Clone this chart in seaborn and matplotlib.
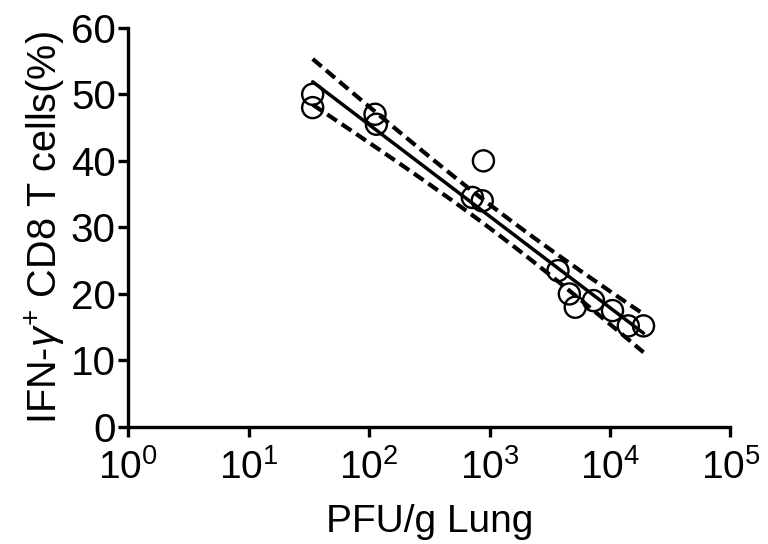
import numpy as np
import matplotlib
matplotlib.use("Agg")
import matplotlib.pyplot as plt
import seaborn as sns
from matplotlib.ticker import LogFormatterSciNotation, NullLocator


# values
pfu = [34, 34, 112, 115, 890, 720, 870, 3700, 4600, 5150, 7300, 10500, 14200, 19000]
ifng = [50, 48, 47, 45.5, 40, 34.5, 34, 23.5, 20, 18, 19, 17.5, 15.2, 15.2]
x_ticks = [1, 10, 100, 1000, 10000, 100000]
y_ticks = [0, 10, 20, 30, 40, 50, 60]

T_95 = 2.179  # t quantile, df = n - 2 = 12


def fit_line(x, y):
    lx = np.log10(x)
    y = np.asarray(y, dtype=float)
    n = len(lx)
    slope, icpt = np.polyfit(lx, y, 1)
    resid = y - (slope * lx + icpt)
    s = np.sqrt(np.sum(resid ** 2) / (n - 2))
    sxx = np.sum((lx - lx.mean()) ** 2)
    grid = np.linspace(lx.min(), lx.max(), 100)
    pred = slope * grid + icpt
    half = T_95 * s * np.sqrt(1 / n + (grid - lx.mean()) ** 2 / sxx)
    return 10 ** grid, pred, pred - half, pred + half


def main():
    sns.set_style("ticks")
    plt.rcParams["font.family"] = ["Liberation Sans", "DejaVu Sans"]
    plt.rcParams["mathtext.fontset"] = "custom"
    plt.rcParams["mathtext.rm"] = "Liberation Sans"
    plt.rcParams["mathtext.it"] = "Liberation Sans:italic"
    plt.rcParams["mathtext.bf"] = "Liberation Sans:bold"
    plt.rcParams["text.color"] = "black"
    plt.rcParams["axes.labelcolor"] = "black"

    fig = plt.figure(figsize=(7.68, 5.44), dpi=100)
    ax = fig.add_axes([0.167, 0.215, 0.784, 0.734])

    gx, pred, lo, hi = fit_line(pfu, ifng)
    sns.lineplot(x=gx, y=pred, color="black", lw=2.5, estimator=None, ax=ax)
    for band in (lo, hi):
        sns.lineplot(x=gx, y=band, color="black", lw=3.0, estimator=None,
                     ax=ax, linestyle=(0, (2.8, 1.4)))

    sns.scatterplot(x=pfu, y=ifng, color="black", facecolor="none",
                    edgecolor="black", s=230, linewidth=1.7, zorder=3, ax=ax)

    ax.set_xscale("log")
    ax.set_xlim(1, 1e5)
    ax.set_ylim(0, 60)
    ax.set_xticks(x_ticks)
    ax.xaxis.set_minor_locator(NullLocator())
    ax.xaxis.set_major_formatter(LogFormatterSciNotation())
    ax.set_yticks(y_ticks)

    for side in ("top", "right"):
        ax.spines[side].set_visible(False)
    for side in ("left", "bottom"):
        ax.spines[side].set_linewidth(2.4)
        ax.spines[side].set_color("black")
    ax.tick_params(direction="out", length=7, width=2.4, colors="black")
    ax.tick_params(axis="x", pad=9, labelsize=28)
    ax.tick_params(axis="y", pad=2, labelsize=29)

    ax.set_xlabel("PFU/g Lung", fontsize=28, labelpad=12)
    ax.set_ylabel(r"IFN-$\gamma^{+}$ CD8 T cells(%)", fontsize=28.5, labelpad=3)

    fig.savefig("out.png", dpi=100)


if __name__ == "__main__":
    main()
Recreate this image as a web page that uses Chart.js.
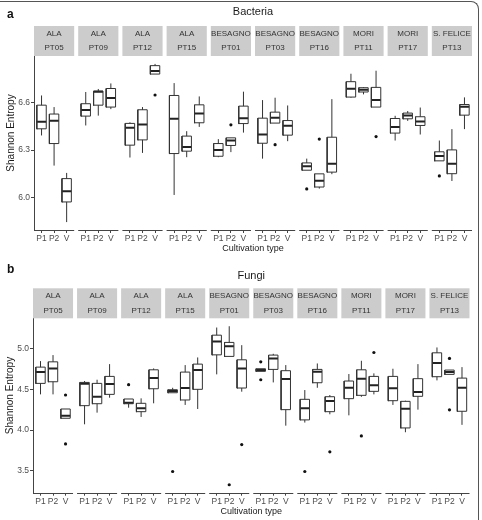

——

What is required :: Copy the data character for character, but drop all pictures from the copy.

Full solution ::
Clone this chart in seaborn and matplotlib.
import numpy as np
import matplotlib
matplotlib.use("Agg")
import matplotlib.pyplot as plt
import seaborn as sns
from matplotlib.ticker import LogFormatterSciNotation, NullLocator


# values
pfu = [34, 34, 112, 115, 890, 720, 870, 3700, 4600, 5150, 7300, 10500, 14200, 19000]
ifng = [50, 48, 47, 45.5, 40, 34.5, 34, 23.5, 20, 18, 19, 17.5, 15.2, 15.2]
x_ticks = [1, 10, 100, 1000, 10000, 100000]
y_ticks = [0, 10, 20, 30, 40, 50, 60]

T_95 = 2.179  # t quantile, df = n - 2 = 12


def fit_line(x, y):
    lx = np.log10(x)
    y = np.asarray(y, dtype=float)
    n = len(lx)
    slope, icpt = np.polyfit(lx, y, 1)
    resid = y - (slope * lx + icpt)
    s = np.sqrt(np.sum(resid ** 2) / (n - 2))
    sxx = np.sum((lx - lx.mean()) ** 2)
    grid = np.linspace(lx.min(), lx.max(), 100)
    pred = slope * grid + icpt
    half = T_95 * s * np.sqrt(1 / n + (grid - lx.mean()) ** 2 / sxx)
    return 10 ** grid, pred, pred - half, pred + half


def main():
    sns.set_style("ticks")
    plt.rcParams["font.family"] = ["Liberation Sans", "DejaVu Sans"]
    plt.rcParams["mathtext.fontset"] = "custom"
    plt.rcParams["mathtext.rm"] = "Liberation Sans"
    plt.rcParams["mathtext.it"] = "Liberation Sans:italic"
    plt.rcParams["mathtext.bf"] = "Liberation Sans:bold"
    plt.rcParams["text.color"] = "black"
    plt.rcParams["axes.labelcolor"] = "black"

    fig = plt.figure(figsize=(7.68, 5.44), dpi=100)
    ax = fig.add_axes([0.167, 0.215, 0.784, 0.734])

    gx, pred, lo, hi = fit_line(pfu, ifng)
    sns.lineplot(x=gx, y=pred, color="black", lw=2.5, estimator=None, ax=ax)
    for band in (lo, hi):
        sns.lineplot(x=gx, y=band, color="black", lw=3.0, estimator=None,
                     ax=ax, linestyle=(0, (2.8, 1.4)))

    sns.scatterplot(x=pfu, y=ifng, color="black", facecolor="none",
                    edgecolor="black", s=230, linewidth=1.7, zorder=3, ax=ax)

    ax.set_xscale("log")
    ax.set_xlim(1, 1e5)
    ax.set_ylim(0, 60)
    ax.set_xticks(x_ticks)
    ax.xaxis.set_minor_locator(NullLocator())
    ax.xaxis.set_major_formatter(LogFormatterSciNotation())
    ax.set_yticks(y_ticks)

    for side in ("top", "right"):
        ax.spines[side].set_visible(False)
    for side in ("left", "bottom"):
        ax.spines[side].set_linewidth(2.4)
        ax.spines[side].set_color("black")
    ax.tick_params(direction="out", length=7, width=2.4, colors="black")
    ax.tick_params(axis="x", pad=9, labelsize=28)
    ax.tick_params(axis="y", pad=2, labelsize=29)

    ax.set_xlabel("PFU/g Lung", fontsize=28, labelpad=12)
    ax.set_ylabel(r"IFN-$\gamma^{+}$ CD8 T cells(%)", fontsize=28.5, labelpad=3)

    fig.savefig("out.png", dpi=100)


if __name__ == "__main__":
    main()
Recreate this image as a web page that uses Chart.js.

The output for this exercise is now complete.